Orondo Ruby will be grown and packed by a single company and sold by one marketer to a sole retailer initially.
The owners of a new cherry variety called Orondo Ruby are positioning it as a unique type of cherry—neither black nor yellow—that will stand out in an increasingly competitive cherry market. The cherry is thought to be a highly colored mutation of Rainier.
Marcus Griggs, a cherry grower and partner at Orondo Fruit Company in Orondo, Washington, discovered the cherry in his orchard about five years ago. He noticed that one tree in a young Rainier block had fruit that was distinctly different. The cherries were totally blushed and had matured earlier than the fruit on neighboring trees.
Thinking it too good to be true, Griggs asked Ken Adams, president of Willow Drive Nursery in Ephrata, Washington, to take a look. Adams told the Good Fruit Grower that when he saw and tasted the cherry he was impressed with its quality. In his opinion it is better colored and better tasting than Rainier, and it might show bruising less because of the deep blush.

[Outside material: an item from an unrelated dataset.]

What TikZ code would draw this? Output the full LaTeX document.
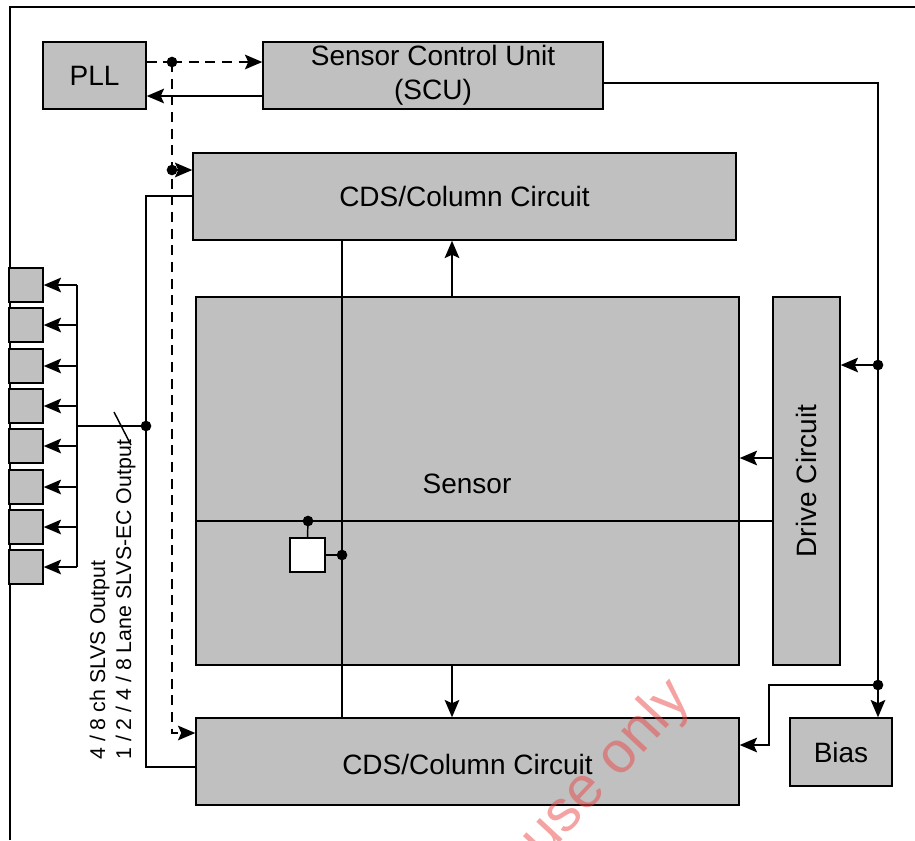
\documentclass[tikz,border=0pt]{standalone}
\usepackage{fontspec}
\setmainfont{Liberation Sans}
\usetikzlibrary{arrows.meta,fit,calc}
\definecolor{boxgray}{RGB}{192,192,192}
\definecolor{wm}{RGB}{235,70,70}
\begin{document}
\begin{tikzpicture}[x=0.75pt,y=-0.75pt,
  box/.style={draw=black,fill=boxgray,line width=1.1pt,inner sep=0pt},
  txt/.style={font=\fontsize{21}{25.5}\selectfont,align=center,inner sep=0pt},
  conn/.style={line width=1.1pt},
  arr/.style={conn,-{Stealth[length=13pt,width=11pt,inset=2.5pt]}},
  dashline/.style={conn,dash pattern=on 7.5pt off 5pt},
  dot/.style={circle,fill=black,inner sep=0pt,minimum size=8pt},
  lbl/.style={font=\fontsize{16}{19}\selectfont,rotate=90,anchor=base west,inner sep=0pt}]
\useasboundingbox (0,0) rectangle (915,840);
\fill[white] (0,0) rectangle (915,840);
\draw[conn] (10,840) -- (10,7) -- (915,7);

% boxes
\node[box,fit={(43,42)(146,109)}] (pll) {};
\node[txt] (pllt) at (pll.center) {PLL};
\node[box,fit={(263,42)(603,109)}] (scu) {};
\node[txt] (scut) at (scu.center) {Sensor Control Unit\\(SCU)};
\node[box,fit={(193,153)(736,240)}] (cdsT) {};
\node[txt] (cdsTt) at (cdsT.center) {CDS/Column Circuit};
\node[box,fit={(196,297)(739,665)}] (sensor) {};
\node[txt] (sensort) at (467,484) {Sensor};
\node[box,fit={(773,297)(840,665)}] (drive) {};
\node[txt,rotate=90] (drivet) at (drive.center) {Drive Circuit};
\node[box,fit={(196,718)(739,805)}] (cdsB) {};
\node[txt] (cdsBt) at ($(cdsB.center)+(0,3)$) {CDS/Column Circuit};
\node[box,fit={(790,718)(892,786)}] (bias) {};
\node[txt] (biast) at (bias.center) {Bias};
\foreach \i/\y in {1/268,2/308,3/349,4/389,5/429,6/470,7/510,8/550}
  \node[box,fit={(9,\y)(43,\y+34)}] (p\i) {};

% coordinates
\coordinate (d1) at (172,62);
\coordinate (d2) at (172,170);
\coordinate (d3) at (172,733);
\coordinate (y96) at (200,96);
\coordinate (r1) at (878,83);
\coordinate (d4) at (878,365);
\coordinate (d5) at (878,685);
\coordinate (k1) at (769,685);
\coordinate (k2) at (769,745);
\coordinate (b1) at (146,196);
\coordinate (b2) at (146,767);
\coordinate (d6) at (146,426);
\coordinate (bus) at (77,426);
\coordinate (s1) at (114,412);
\coordinate (s2) at (131,445);
\coordinate (h1) at (196,521);
\coordinate (v1) at (342,400);
\coordinate (d7) at (308,521);
\coordinate (d8) at (342,555);
\coordinate (cx) at (452,481);
\coordinate (y458) at (760,458);

% clock (dashed)
\draw[dashline] (pll.east |- d1) -- (d1);
\draw[arr,dashline] (d1) -- (scu.west |- d1);
\draw[arr,dashline] (d1) -- (d3) -- (cdsB.west |- d3);
\draw[arr] (d2) -- (cdsT.west |- d2);

% SCU to PLL
\draw[arr] (scu.west |- y96) -- (pll.east |- y96);

% SCU to drive / bias / bottom CDS
\draw[arr] (scu.east |- r1) -- (r1) -- (r1 |- bias.north);
\draw[arr] (d4) -- (drive.east |- d4);
\draw[arr] (d5) -- (k1) -- (k2) -- (cdsB.east |- k2);

% outputs
\draw[conn] (cdsT.west |- b1) -- (b1) -- (b2) -- (cdsB.west |- b2);
\draw[conn] (d6) -- (bus);
\draw[conn] (bus |- p1.east) -- (bus |- p8.east);
\foreach \i in {1,...,8} \draw[arr] (bus |- p\i.east) -- (p\i.east);
\draw[conn] (s1) -- (s2);

% sensor internals
\draw[conn] (sensor.west |- h1) -- (drive.west |- h1);
\draw[conn] (cdsT.south -| v1) -- (cdsB.north -| v1);
\node[box,fill=white,fit={(290,538)(325,572)}] (sq) {};
\draw[conn] (d7) -- (sq.north);
\draw[conn] (sq.east) -- (d8);

\draw[arr] (sensor.north -| cx) -- (cdsT.south -| cx);
\draw[arr] (sensor.south -| cx) -- (cdsB.north -| cx);
\draw[arr] (drive.west |- y458) -- (sensor.east |- y458);

% dots
\foreach \c in {d1,d2,d4,d5,d6,d7,d8} \node[dot] (dot-\c) at (\c) {};

% labels
\node[lbl] (lab1) at (105,760) {4 / 8 ch SLVS Output};
\node[lbl] (lab2) at (131,760) {1 / 2 / 4 / 8 Lane SLVS-EC Output};

% watermark
\node[text=wm,opacity=0.5,rotate=47,font=\fontsize{44}{50}\selectfont] (wmark) at (607,770) {use only};
\end{tikzpicture}
\end{document}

Griggs continued to observe the tree for the next couple of years to be sure it was different from the rest in the block. Meanwhile, he had new trees propagated with wood from the tree, partly to prove for patenting purposes that fruit from the second generation was the same, but also to expand his plantings in case the cherry proved to be something special.
Adams helped Griggs obtain a patent, which was issued a year ago. The cultivar name is MG200. Orondo Ruby, the trademark, was selected because of the reputation of the Orondo area for quality fruit and the pinkish red color of the cherry.
New company
To commercialize the variety, Griggs formed a new company with his brother-in-law Bart Clennon, who is also a grower and a partner in Orondo Fruit Company.
Also involved in the new company, which is called Griggs and Clennon Farms, are Griggs’s children Charlotte, Marc, and John, and Clennon’s children Cameron and Cory, along with Joel Reed, Clennon’s orchard manager.
Griggs, who has 40 years’ experience as an orchardist, brings his growing expertise to the new company. He started heavily planting the Rainier cherry in high-density systems during the 1980s. Rainier accounts for 90 percent of his plantings today, and he grows red varieties only as pollinizers. Until he discovered Orondo Ruby, Rainier was the only cherry that Orondo Fruit Company packed.
Clennon, a former actuary, crunches the numbers and analyzes the risks. He said they seriously considered turning the new variety over to a nursery and making it widely available, but Griggs was concerned about how they would maintain the quality of the product. They were afraid it could become a commodity and decided, instead, to keep the variety for themselves. It will not be sold by any nursery. Griggs said keeping the variety within the family and packing all the fruit in one place will ensure consistency from pack to pack.
They now have 30,000 trees in the ground and plan to plant as many Orondo Rubies in the Orondo and Wenatchee areas as they are able to pick, pack, and sell. In about two years’ time they will expand into earlier and later maturing districts to lengthen the season and spread the risk. They’ve been looking at land in California and are considering planting in Canada and Chile.
Not apples
Clennon said such an exclusive club would not work for a new apple variety because much greater volumes of fruit would be needed.
“If you start with an apple variety and want to have a significant part of the market, you have to plant thousands of acres,” Clennon said. In contrast, a 50-acre block of cherries can produce 500 tons of cherries, which he feels is a marketable quantity.
Last season, they harvested fewer than 500 boxes of the cherry, which did not yet have a name. Some were sold at QFC Stores in Seattle as “Estate Reserve sweet cherries,” but most were used for test marketing, which was conducted by The Perishables Group and Domex Superfresh in Yakima, Washington, which is their marketer.
“We got a hugely positive response,” Clennon said. Most of the 18 key retailers surveyed wanted to know where they could get more.
Clennon said the variety contains 15 to 20 percent more sugar than a Rainier, but also has a higher acid level, which gives it a different flavor. They are sponsoring research to confirm its quality attributes.
Griggs sees potential for positioning Orondo Ruby as a third type of sweet cherry—not a red/black, nor a yellow, but a pinkish red one—and thinks this could be a marketing advantage as cherry production increases. They plan to sell the fruit for a premium over Rainier.
This season, they expect to have 5,000 boxes, and within three years they should have 80,000 boxes, mostly from trees already planted. They’re planning to expand and upgrade their cherry packing lines at Orondo Fruit to handle the new variety, and hope to get export markets interested in it.